■ **Task to carry out**
Omit the pictures and print exactly the lines of the listing below, starting at the first and ending at the line containing "years = list(range(0, 101))".

■ **Source excerpt**
+---+
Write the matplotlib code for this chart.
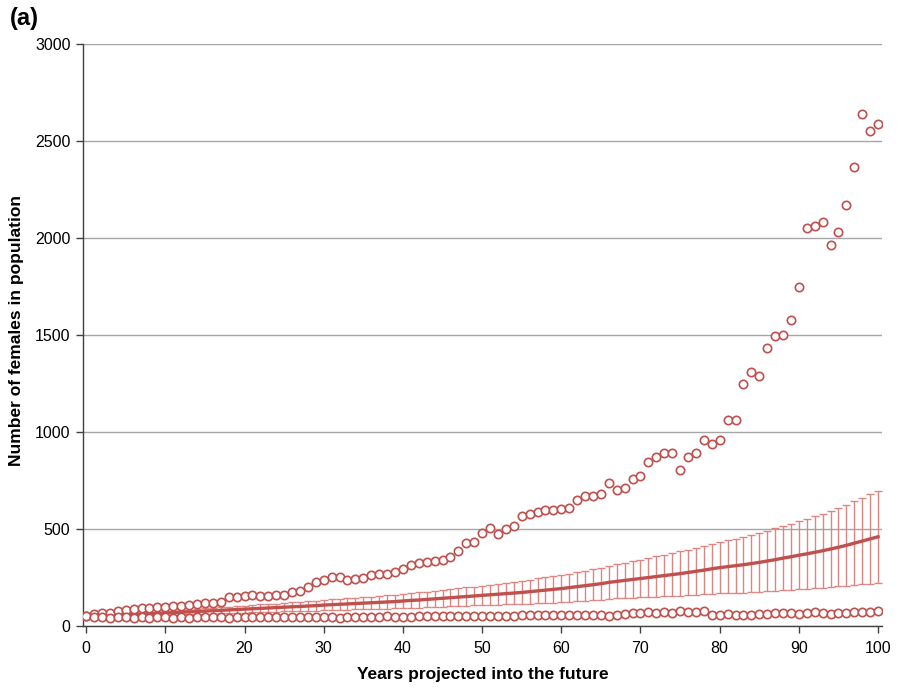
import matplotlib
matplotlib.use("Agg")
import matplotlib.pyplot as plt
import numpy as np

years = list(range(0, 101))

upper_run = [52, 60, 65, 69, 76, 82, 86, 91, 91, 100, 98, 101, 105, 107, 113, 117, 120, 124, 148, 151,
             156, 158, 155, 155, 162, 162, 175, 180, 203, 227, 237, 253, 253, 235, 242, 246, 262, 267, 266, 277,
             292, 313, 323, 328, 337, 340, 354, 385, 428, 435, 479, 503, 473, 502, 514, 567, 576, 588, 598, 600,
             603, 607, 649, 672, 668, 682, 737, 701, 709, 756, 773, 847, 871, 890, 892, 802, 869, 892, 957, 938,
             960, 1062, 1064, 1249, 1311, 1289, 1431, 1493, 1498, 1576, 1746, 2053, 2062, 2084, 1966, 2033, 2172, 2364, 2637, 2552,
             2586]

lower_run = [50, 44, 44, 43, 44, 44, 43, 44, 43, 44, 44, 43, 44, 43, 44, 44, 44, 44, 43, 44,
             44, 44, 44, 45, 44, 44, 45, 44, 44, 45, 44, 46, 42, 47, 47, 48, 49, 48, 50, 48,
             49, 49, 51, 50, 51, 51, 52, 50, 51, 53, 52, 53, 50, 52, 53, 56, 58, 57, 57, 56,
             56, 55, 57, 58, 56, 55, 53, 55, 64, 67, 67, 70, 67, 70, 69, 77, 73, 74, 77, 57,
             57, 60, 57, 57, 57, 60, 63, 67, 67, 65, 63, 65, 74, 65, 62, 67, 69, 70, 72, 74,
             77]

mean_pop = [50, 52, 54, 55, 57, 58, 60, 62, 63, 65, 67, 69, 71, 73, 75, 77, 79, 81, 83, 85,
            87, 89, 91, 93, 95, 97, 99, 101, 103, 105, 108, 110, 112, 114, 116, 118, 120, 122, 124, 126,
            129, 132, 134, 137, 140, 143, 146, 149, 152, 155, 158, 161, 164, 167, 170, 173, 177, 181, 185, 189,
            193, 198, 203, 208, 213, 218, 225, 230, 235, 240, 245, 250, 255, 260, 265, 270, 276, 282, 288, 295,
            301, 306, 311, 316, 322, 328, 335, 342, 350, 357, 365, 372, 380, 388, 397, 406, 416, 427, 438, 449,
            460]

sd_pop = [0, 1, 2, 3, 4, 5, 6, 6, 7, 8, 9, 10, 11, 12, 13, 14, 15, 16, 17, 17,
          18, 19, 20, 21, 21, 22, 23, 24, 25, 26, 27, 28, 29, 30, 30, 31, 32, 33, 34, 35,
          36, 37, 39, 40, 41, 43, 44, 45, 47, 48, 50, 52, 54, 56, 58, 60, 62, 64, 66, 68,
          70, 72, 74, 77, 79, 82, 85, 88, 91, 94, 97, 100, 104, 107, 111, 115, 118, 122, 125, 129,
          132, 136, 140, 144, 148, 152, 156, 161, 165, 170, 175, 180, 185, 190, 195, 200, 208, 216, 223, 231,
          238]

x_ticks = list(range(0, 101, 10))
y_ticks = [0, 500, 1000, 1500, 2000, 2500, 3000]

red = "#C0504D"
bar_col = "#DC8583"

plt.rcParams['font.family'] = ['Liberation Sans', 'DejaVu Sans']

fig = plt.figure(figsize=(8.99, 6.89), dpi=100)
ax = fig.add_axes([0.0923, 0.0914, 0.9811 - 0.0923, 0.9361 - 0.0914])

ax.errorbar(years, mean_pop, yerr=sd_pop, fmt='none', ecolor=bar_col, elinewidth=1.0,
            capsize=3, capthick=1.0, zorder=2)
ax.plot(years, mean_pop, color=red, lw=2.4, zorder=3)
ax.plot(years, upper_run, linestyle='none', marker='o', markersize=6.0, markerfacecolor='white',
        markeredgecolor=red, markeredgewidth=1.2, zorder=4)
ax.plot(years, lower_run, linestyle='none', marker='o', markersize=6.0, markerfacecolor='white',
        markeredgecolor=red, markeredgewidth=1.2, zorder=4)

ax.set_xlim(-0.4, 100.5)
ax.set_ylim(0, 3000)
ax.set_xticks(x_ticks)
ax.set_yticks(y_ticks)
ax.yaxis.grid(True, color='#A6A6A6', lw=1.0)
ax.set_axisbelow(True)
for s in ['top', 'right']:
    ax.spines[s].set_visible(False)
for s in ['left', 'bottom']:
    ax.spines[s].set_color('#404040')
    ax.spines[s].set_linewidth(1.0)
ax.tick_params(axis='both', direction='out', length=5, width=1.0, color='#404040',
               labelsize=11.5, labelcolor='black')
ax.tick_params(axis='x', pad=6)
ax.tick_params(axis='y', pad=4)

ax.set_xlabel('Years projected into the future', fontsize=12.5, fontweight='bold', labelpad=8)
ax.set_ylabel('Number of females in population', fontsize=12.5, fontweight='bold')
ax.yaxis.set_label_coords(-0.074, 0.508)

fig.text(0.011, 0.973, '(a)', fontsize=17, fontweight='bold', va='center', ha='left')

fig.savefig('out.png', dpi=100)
+---+
■ **Task output**
Write the matplotlib code for this chart.
import matplotlib
matplotlib.use("Agg")
import matplotlib.pyplot as plt
import numpy as np

years = list(range(0, 101))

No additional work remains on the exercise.